I started writing this post because I was afraid if I didn’t, I’d regret it.  Now, I’m going to publish it and probably regret that too.

Discipline

I think one of the key disciplines in writing is to stop asking yourself is this good and instead to ask yourself is this finished? In fact, any question is better than is this good? Is it honest? Is it succinct? Is it as simple as it can possibly be? Is it necessary and relevant? Good is too hard to quantify.

I hope this blog isn’t becoming a self-help thing.

The Third Act

The third act is a bitch. That’s where you have to confront what it is you believe and what it is you’re trying to say. It’s also where you begin to suspect that your structural plan might be at fault: perhaps the journey you set out on has no end.

The trick, I believe, is faith. If you know you did a proper set up — if you know you didn’t take any short cuts along the way — the ending is waiting for you if you have the equipoise to find it. Try not to get too flustered, and don’t expect it to be easy to find. The fact that the third is the shortest of the three acts does not mean it will take less time to write. In my experience, it can take longer to write the third act than it does the rest of the story.

I hope this advice serves someone other than myself.

Health Care

I’m watching Obama as he prepares to sign the bill. This is history. This is real progress. This is what we hoped for when we elected this man. Of course the bill isn’t perfect, but it’s a damn sight better than what we had before.
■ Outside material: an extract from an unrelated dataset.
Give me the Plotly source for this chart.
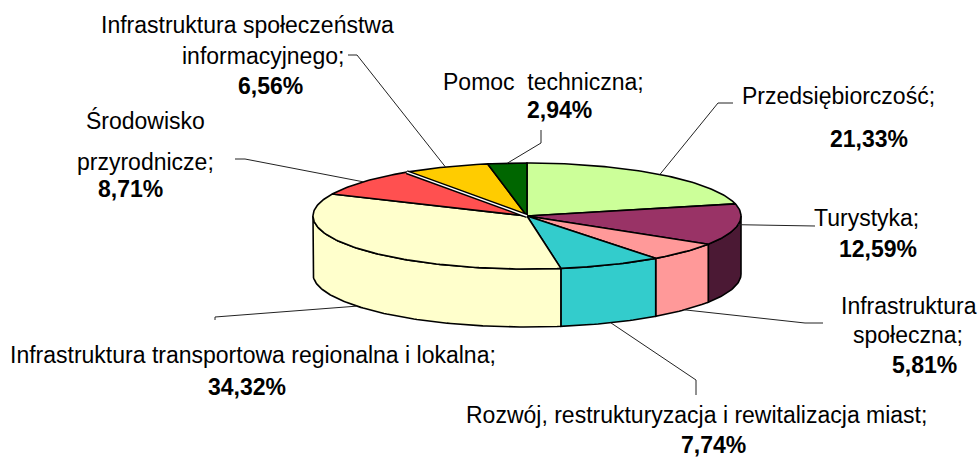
import math
import plotly.graph_objects as go

# ---------------- data ----------------
categories = [
    "Przedsiębiorczość",
    "Turystyka",
    "Infrastruktura społeczna",
    "Rozwój, restrukturyzacja i rewitalizacja miast",
    "Infrastruktura transportowa regionalna i lokalna",
    "Środowisko przyrodnicze",
    "Infrastruktura społeczeństwa informacyjnego",
    "Pomoc  techniczna",
]
values = [21.33, 12.59, 5.81, 7.74, 34.32, 8.71, 6.56, 2.94]
colors = ["#CCFF99", "#993366", "#FF9999", "#33CCCC",
          "#FFFFCC", "#FF5050", "#FFCC00", "#006600"]
side_colors = ["#A3CC7A", "#4B1934", "#FF9999", "#33CCCC",
               "#FFFFCC", "#CC4040", "#CCA300", "#004D00"]

# ---------------- layout / style ----------------
W, H = 979, 457
CX, CY = 527, 216      # centre of top face (px)
RX, RY = 214, 53       # radii of top ellipse (px)
DEPTH = 58             # thickness of pie (px)
FONT = "Arial, Liberation Sans, sans-serif"
FS = 23
GAP_AFTER = 5          # slice index followed by the thin white separator

# words per line for the category name, then centre positions of each line and pct
label_layout = [
    dict(words=[1], lines=[(838, 96)], pct=(869, 139),
         leader=[(718, 103), (733, 103)]),
    dict(words=[1], lines=[(866, 218)], pct=(878, 249),
         leader=[(815, 226)]),
    dict(words=[1, 1], lines=[(909, 306), (908, 335)], pct=(924, 365),
         leader=[(805, 323), (823, 323)]),
    dict(words=[5], lines=[(696, 415)], pct=(713, 445),
         leader=[(696, 380), (696, 395)]),
    dict(words=[5], lines=[(253, 355)], pct=(247, 387),
         leader=[(215, 317), (215, 320)]),
    dict(words=[1, 1], lines=[(145, 120), (145, 162)], pct=(130, 189),
         leader=[(245, 159), (235, 159)]),
    dict(words=[2, 1], lines=[(247, 25), (263, 56)], pct=(270, 86),
         leader=[(357, 55), (348, 55)]),
    dict(words=[0], lines=[(543, 82)], pct=(559, 110),
         leader=[(541, 143), (541, 130)]),
]


def top_pt(theta):
    t = math.radians(theta)
    return CX + RX * math.sin(t), CY - RY * math.cos(t)


def bot_pt(theta):
    x, y = top_pt(theta)
    return x, y + DEPTH


def arc(a, b, fn):
    n = max(2, int(abs(b - a)) + 1)
    return [fn(a + (b - a) * i / (n - 1)) for i in range(n)]


total = sum(values)
starts, ends = [], []
acc = 0.0
for v in values:
    starts.append(acc / total * 360)
    acc += v
    ends.append(acc / total * 360)

fig = go.Figure()

# side walls (visible front half: 90..270 deg)
for i in range(len(values)):
    a = max(starts[i], 90)
    b = min(ends[i], 270)
    if b <= a:
        continue
    pts = arc(a, b, top_pt) + arc(b, a, bot_pt)
    pts.append(pts[0])
    fig.add_trace(go.Scatter(
        x=[p[0] for p in pts], y=[p[1] for p in pts],
        mode="lines", fill="toself", fillcolor=side_colors[i],
        line=dict(color="black", width=1.6), hoverinfo="skip",
        showlegend=False))

# top faces
for i in range(len(values)):
    pts = [(CX, CY)] + arc(starts[i], ends[i], top_pt) + [(CX, CY)]
    fig.add_trace(go.Scatter(
        x=[p[0] for p in pts], y=[p[1] for p in pts],
        mode="lines", fill="toself", fillcolor=colors[i],
        line=dict(color="black", width=1.6), hoverinfo="skip",
        showlegend=False))

# thin white separator (double line) between two slices
ex, ey = top_pt(ends[GAP_AFTER])
for col, wd in (("black", 4.2), ("white", 1.4)):
    fig.add_trace(go.Scatter(
        x=[CX, ex], y=[CY, ey], mode="lines",
        line=dict(color=col, width=wd), hoverinfo="skip", showlegend=False))

# leader lines
for i in range(len(values)):
    mid = (starts[i] + ends[i]) / 2
    if math.cos(math.radians(mid)) > -0.3:
        anchor = top_pt(mid)
    else:
        anchor = bot_pt(mid)
    pts = [anchor] + label_layout[i]["leader"]
    fig.add_trace(go.Scatter(
        x=[p[0] for p in pts], y=[p[1] for p in pts],
        mode="lines", line=dict(color="#222222", width=1),
        hoverinfo="skip", showlegend=False))

# labels
annotations = []
for i, name in enumerate(categories):
    lay = label_layout[i]
    words = name.split(" ") if "  " not in name else [name.replace("  ", "\u00a0 ")]
    counts = lay["words"]
    lines = []
    k = 0
    for j, c in enumerate(counts):
        if j == len(counts) - 1:
            chunk = words[k:]
        else:
            chunk = words[k:k + c]
        k += c
        lines.append(" ".join(chunk))
    lines[-1] = lines[-1] + ";"
    for txt, (x, y) in zip(lines, lay["lines"]):
        annotations.append(dict(
            x=x, y=y, xref="x", yref="y", text=txt, showarrow=False,
            xanchor="center", yanchor="middle",
            font=dict(family=FONT, size=FS, color="black")))
    pct = f"{values[i]:.2f}".replace(".", ",") + "%"
    annotations.append(dict(
        x=lay["pct"][0], y=lay["pct"][1], xref="x", yref="y",
        text=f"<b>{pct}</b>", showarrow=False,
        xanchor="center", yanchor="middle",
        font=dict(family=FONT, size=FS, color="black")))

fig.update_layout(
    width=W, height=H,
    margin=dict(l=0, r=0, t=0, b=0),
    paper_bgcolor="white", plot_bgcolor="white",
    xaxis=dict(range=[0, W], visible=False, fixedrange=True),
    yaxis=dict(range=[H, 0], visible=False, fixedrange=True),
    annotations=annotations,
    showlegend=False,
)

fig.write_html("out.html", config={"displayModeBar": False})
Mazul Tov! People will be alive tomorrow because of what is being done today. This is truly a mitzvah.

En Route

Going to New York in the morning. Hate flying. Me and everyone else. I always get this awful thought in my head when I take my seat that the face of the person sitting next to me will be the last one I ever see.

Watched Sugar tonight. Good film. Touching. Americans aren’t so bad, are they? We’re good to Dominican baseball players. At least the ones who throw over 95 and don’t fool with our white women, who want nothing more than to bring Jesus to their pagan souls.

Write every word like it’s your last.

What do I pack? I wish I had nicer clothes. My mother’s going to tell me how fat I am, whether I’m fat or not. My brother’s going to tell me how fat I am, same.

Do they show movies on planes anymore? I guess not. Hollywood movies got so bad no one would watch them anymore. Everyone just plugs into their little devices and entertains his or her self. No food either. You have to buy it. And pay for your luggage to fit under the plane. And pay for a headset so you can listen to this loop of music that comes in with static. Always that innocuous set of hits by U2 and Keith Urban. Or that awful music they play at the gym. And half the time the entertainment package isn’t working. They apologize for the inconvenience. Fuck your apology. I paid good money for this ticket, I want to hear those Goddamn U2 songs that I haven’t heard since I parked my car. Partial refund for the lack of in flight entertainment. Partial refund for the delay and the fact that my bag didn’t arrive at the airport when I did. Good luck. The customer is always right became the customer will always give in.

We’re good people, Americans. We just let it slip away. Got too greedy. Started to believe our own myths.